Nucleosynthesis is the creation of new atomic nuclei, the centers of atoms that are made up of protons and neutrons. Nucleosynthesis first occurred within a few minutes of the Big Bang. At that time, a quark-gluon plasma, a soup of particles known as quarks and gluons, condensed into protons and neutrons. After the universe cooled slightly, the neutrons fused with protons to make nuclei of deuterium, an isotope of hydrogen. Deuterium nuclei then combined to make helium. Further reactions between protons, neutrons, and different isotopes of helium produced lithium. The hydrogen and helium produced during this phase of the universe eventually created the universe’s first massive stars.

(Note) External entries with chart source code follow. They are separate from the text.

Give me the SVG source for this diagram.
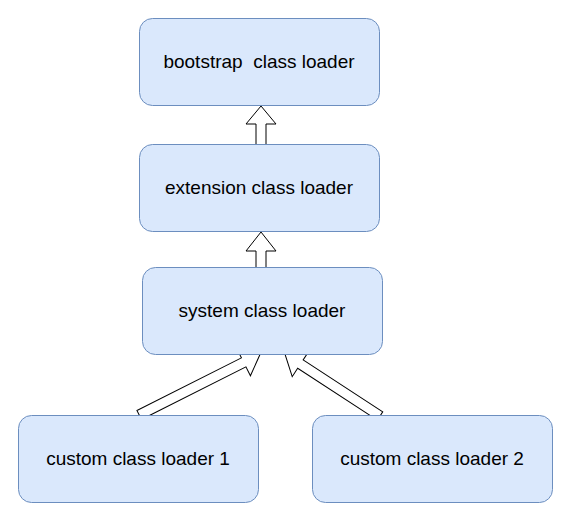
<svg xmlns="http://www.w3.org/2000/svg" width="573" height="524" viewBox="0 0 573 524">
<style>
.box{fill:#dae8fc;stroke:#6c8ebf;stroke-width:1}
.lbl{font-family:"Liberation Sans",Arial,sans-serif;font-size:19px;fill:#000;text-anchor:middle;white-space:pre}
.arr{fill:#fff;stroke:#000;stroke-width:1;stroke-linejoin:miter}
</style>
<rect width="573" height="524" fill="#fff"/>
<g id="connectors">
<path class="arr" transform="translate(261,144.5) rotate(-90)" d="M0,-5 L20.5,-5 L20.5,-15 L38.5,0 L20.5,15 L20.5,5 L0,5 Z"/>
<path class="arr" transform="translate(261,267.5) rotate(-90)" d="M0,-5 L16.5,-5 L16.5,-15 L35.5,0 L16.5,15 L16.5,5 L0,5 Z"/>
<path class="arr" transform="translate(139.2,415) rotate(-26.75)" d="M0,-5 L117,-5 L117,-15 L135.5,0 L117,15 L117,5 L0,5 Z"/>
<path class="arr" transform="translate(380,416) rotate(-146.9)" d="M0,-5 L95,-5 L95,-15 L113.4,0 L95,15 L95,5 L0,5 Z"/>
</g>
<g id="bootstrap">
<rect class="box" x="139.5" y="18.5" width="240" height="87" rx="13"/>
<text class="lbl" x="259" y="67.5" xml:space="preserve">bootstrap  class loader</text>
</g>
<g id="extension">
<rect class="box" x="139.5" y="144.5" width="240" height="87" rx="13"/>
<text class="lbl" x="259" y="193.5">extension class loader</text>
</g>
<g id="system">
<rect class="box" x="142.5" y="267.5" width="240" height="87" rx="13"/>
<text class="lbl" x="262" y="316.5">system class loader</text>
</g>
<g id="custom1">
<rect class="box" x="18.5" y="415.5" width="240" height="87" rx="13"/>
<text class="lbl" x="138" y="464.5">custom class loader 1</text>
</g>
<g id="custom2">
<rect class="box" x="312.5" y="415.5" width="240" height="87" rx="13"/>
<text class="lbl" x="432" y="464.5">custom class loader 2</text>
</g>
</svg>
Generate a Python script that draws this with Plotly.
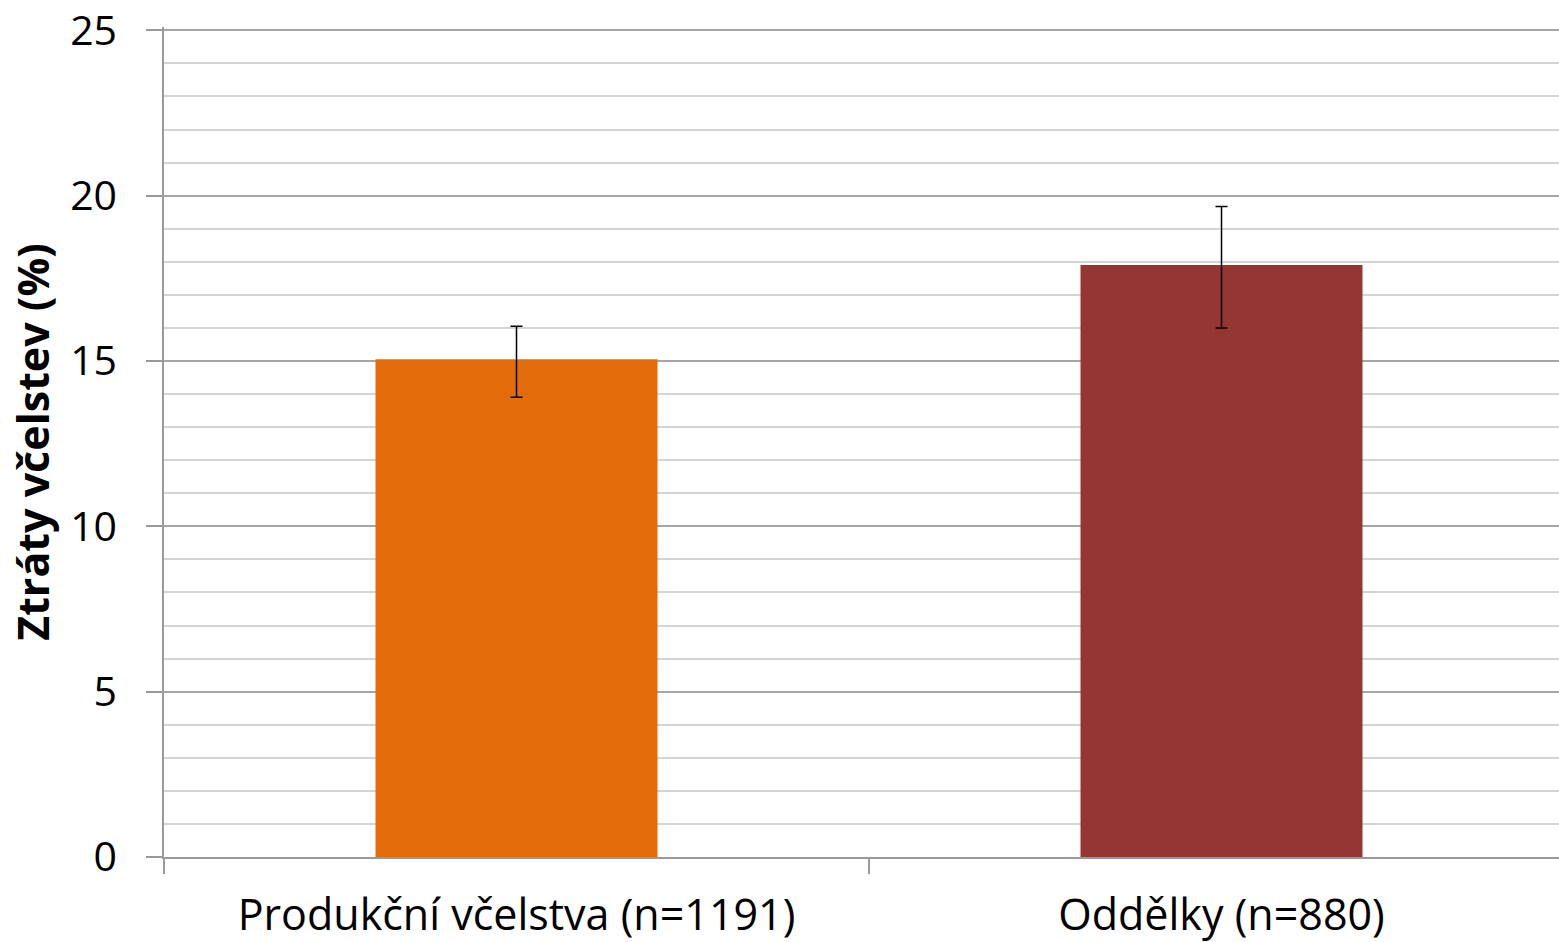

Since then, the nuclear reactions in the life and death of stars have formed most of the other nuclei in the universe. Stars can create nuclei through two processes: either by combining two smaller nuclei (called fusion) or breaking a larger nucleus into multiple nuclei (called fission). Both ways result in new atoms.
In the past, these processes also produced the elements on the Periodic Table that we know today. Stars of different types produce nuclei of different elements, leading over time to the range of natural elements. The universe’s first stars were massive, often more than 10 times the size of our Sun. They also had far shorter lives than stars that existed more recently. As they lived, they burned hydrogen and produced the elements up to iron in the Periodic Table. When they died, they ejected nuclei of these elements in a type of explosion called a core-collapse supernova. Supernovae can leave behind neutron stars. When neutron stars merge, they produce new nuclei, including elements that are heavier than iron. Other stars become white dwarfs as they die. These white dwarfs may also later merge and synthesize nuclei of elements.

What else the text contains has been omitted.